While accepting an award for defending freedom Israel’s Ambassador to the United States, Ron Dermer, gave a rousing speech centered on the importance of a vigorous debate especially on the touchy matter of politicized Islam.  At the same time he charged the Southern Poverty Law Center (SPLC), which has come under substantial criticism for recklessly painting even noted Muslim reformers as “extremists,” with trying to stifle this debate.  The SPLC, Dermer said, had asked him not to come and accept the award.  “The SPLC and others who asked me not to come here tonight claim to support free and open debate,” he said. “But in reality, they seem to want to stifle debate. They preach tolerance for those who look different. But they are in effect practicing intolerance to those who think different.”

“Unfortunately,” he added, “some have amended that famous Voltairian dictum to be “I hate what you say and I will never defend your right to say it.  I will defame you as an extremist. I will label you a racist and a bigot. I will put you on the blackest of lists that should be reserved for Nazis, for the Klan, and for the true enemies of mankind.”

This stifling of debate is dangerous, he suggested, because it cripples our ability to think carefully about one of the great dangers to Western political liberty.  He spoke specifically about the harm done to Muslim reformers by these attempts to silence debate.

[M]y point is that Islam, like other faiths, has evolved – and I see no reason why it cannot or will not evolve again.  So do not assume that the forces ascendant in the Muslim world today will be the same forces ascendant in the future.  Whether that happens or not will mostly depend on changes that will come from within the Muslim world. But the pace and extent of those changes depends partly on us as well.  It depends on not painting all Muslims with a single brush and not declaring nearly one-quarter of the world’s population irredeemable.  It depends on recognizing that the greatest victims of militant Islam are those Muslims who do not accept its unforgiving creed.  And it depends on helping those who seek to reform Islam from within.

Let me read you the words of one of those reformers.
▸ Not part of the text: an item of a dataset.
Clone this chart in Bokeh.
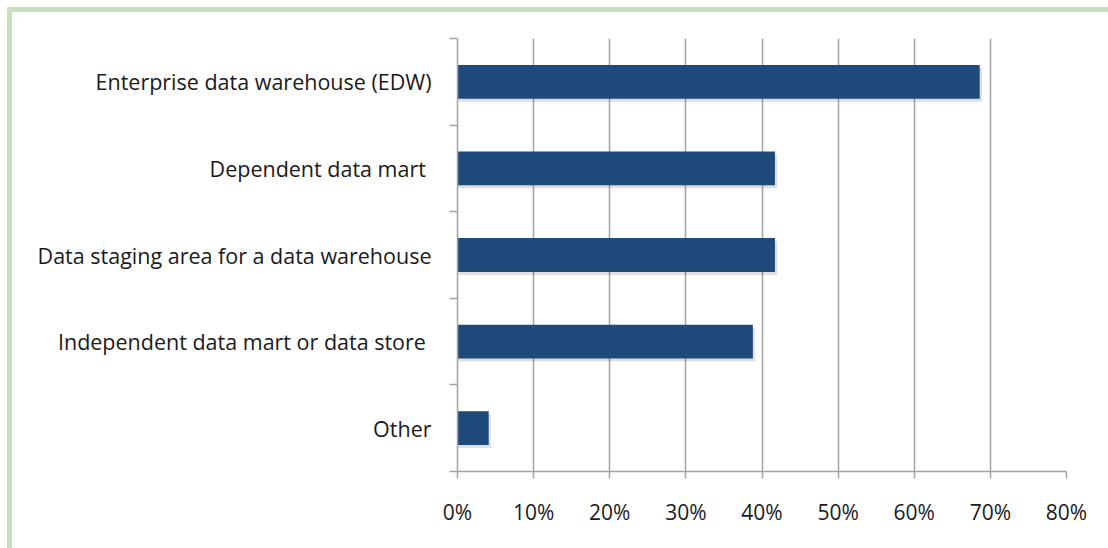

“I’m really offended when people are intimidated, terrified and killed under the pretext that such practices are part and parcel of divine teaching ordered by God.  I feel offended when destruction and sabotage are promoted as a heavenly triumph for God on earth. I swear that nothing could ever be built on destruction, demolition or murder.”

Those words were not scrawled by a dissident languishing away in some dungeon in the Middle East. Those words were spoken last week at a religious university by Abdel Fatah al-Sisi. the President of Egypt.

And here is another voice from the Middle East commenting about terror attacks perpetrated in the name of Islam

“Their only link to Islam is the pretexts they use to justify their crimes and their folly. They have strayed from the right path, and their fate is to dwell forever in hell…They think – out of ignorance – that they are engaging in Jihad…Is it conceivable that God…could order someone to blow himself up or kill innocent people? Islam, as a matter of fact, does not permit any kind of suicide – whatever the reasons or the circumstances.”

[Those words] were delivered three months ago in Arabic in a televised speech by Mohammed VI, the King of Morocco.

Dermer went on to challenge the audience to recognize the importance of such words by the leaders of Muslim nations, while not assuming that this meant that the challenge of militant political Islam would fade on its own.  Proposing an analogy to baseball, but also citing Osama bin Laden’s doctrine about “the strong horse,” Dermer said that winning teams attract more recruits.  Making sure that militant Islamists continue to lose is therefore an important part of the struggle.

The SPLC responded by suggesting that Dermer was merely trying to draw attention away from the fact that he had accepted an award from a group on their black list.  That he accepted the award, the Freedom Flame award, was something Dermer made much of in his speech.  He described the award as “prestigious,” and thanked the Center for Security Policy’s Frank Gaffney — also on the SPLC’s list of extremists — for a lifetime of work built around an “unwavering commitment to freedom – for America, for Europe, for Israel, for everyone.”

In addition to the criticism of the SPLC’s list of “extremists” in its recent black list, the SPLC has had to apologize for overreach in this matter before.  It made one such apology when it withdrew its criticism of Dr. Ben Carson, currently described by Scientific American as “just what the doctor ordered” as nominee for Housing and Urban Development.  In addition, the SPLC has been accused of its own extremist ties on the political left.